I know that after I leave, savage wolves will come in among you and will not spare the flock. 30 Even from your own number men will arise and distort the truth in order to draw away disciples after them. 31 So be on your guard! Remember that for three years I never stopped warning each of you night and day with tears.

If false teachers are like savage wolves that do not spare the flock (20:29), then we certainly are not loving God’s people if we fail to warn them about specific false teachers or teaching that may destroy their souls.

  1. Paul calls these Ephesian leaders to be on the alert against the dangers of false teachers.

  2. And, he gives the antidote to false teaching, namely, to stay centered on God and the word of His grace.

Almost all false teachings flow from pride and selfish ambition.

  • Honest and sincere teaching of Scripture leads to Jesus Christ alone having the authority.

  • But false teachers are invariably “addicted to themselves,” and thus study to advance their own glory.

In 1 Timothy 1:19, Paul refers to two heretics in Ephesus, Hymenaeus and Alexander, who had rejected faith and a good conscience and thus had suffered shipwreck in regard to the faith.

We do not know whether or not Hymenaeus and Alexander were amongst the elders that Paul is addressing in our text.

  • But he warns these elders that the danger of heresy does not just come from outside the church.

  • Even from among themselves, men would arise, speaking perverse things, and drawing away the disciples after them.

  • Paul is not just warning the ignorant or untaught.

  • He is warning men that he has personally admonished and taught for three years.

This means that if we think that we are not vulnerable to the danger of false teaching, we are most vulnerable, because we do not understand the deceptiveness of our own hearts!

Being a wolf is a matter of the heart, not of outward appearance.

That’s why Jesus warned about wolves that come in sheep’s clothing (Matt. 7:15).

  • It takes a fair amount of discernment for a sheep to recognize that this isn’t another sheep; it’s a wolf!

  • Paul calls them “angels of light,” disguised as “servants of righteousness.” But then he adds, “whose end will be according to their deeds” (2 Cor. 11:14-15).

  • Their evil deeds expose them for what they really are, false teachers, wolves in sheep’s clothing, who are out for personal glory and gain, not for the glory of Christ.

We learn that about 30 years later, the church at Ephesus actually fell into the trap of dead orthodoxy.

Revelation 2:2-4,

I know your deeds and your toil and perseverance, and that you cannot tolerate evil men, and you put to the test those who call themselves apostles, and they are not, and you found them to be false; and you have perseverance and have endured for My name’s sake, and have not grown weary.
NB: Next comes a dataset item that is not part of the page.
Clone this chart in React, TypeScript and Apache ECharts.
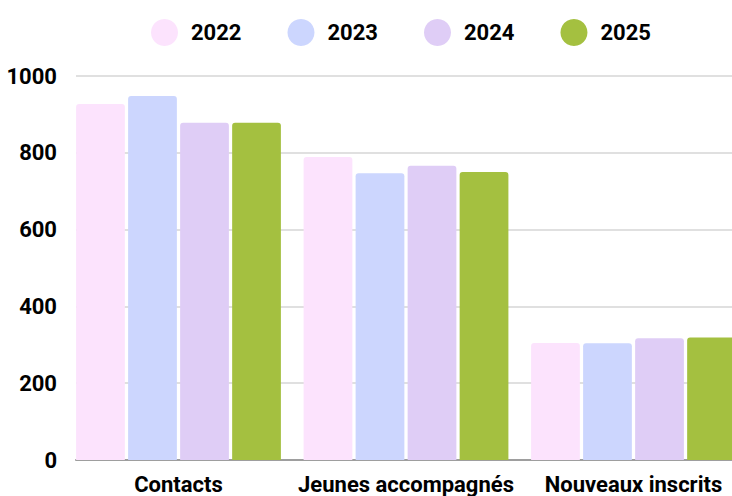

But I have this against you, that you have left your first love.”

It is possible to be theologically correct and to be diligent to reprove false teachers and to guard the flock from error, but at the same time to lose our first, heartfelt love for the Lord Jesus!

  • The point of studying theology is not only to be able to set everyone straight with correct doctrine.

  • The point is to encounter the living God who has revealed Himself in His Word, and to have our hearts properly humbled before His majesty.


About four years after this, Paul is under house arrest in Rome, he writes to the church in Ephesus, and he quotes from Isaiah in a passage that has to remind him of what happened back in Troas,

Ephesians 5:14-16

For this reason it says, “Awake, sleeper, and arise from the dead, and Christ will shine on you.” 15 Therefore be careful how you walk, not as unwise men but as wise, 16 making the most of your time, because the days are evil.

Paul takes up this same theme of spiritual alertness for Jesus’ second coming in I Thessalonians 5:6. He wrote, “So then, let us not be like others who are asleep, but let us be alert…”

It’s echoed by Peter in I Peter 5:8, “Be self-controlled and alert. Your enemy the devil prowls around like a roaring lion looking for someone to devour.”

Wake up, then! Don’t let yourself nod off like poor Eutychus or you may fall prey to the same sort of disaster. Spiritually, we must stay constantly awake, always watchful, ever attentive to the dangers around us.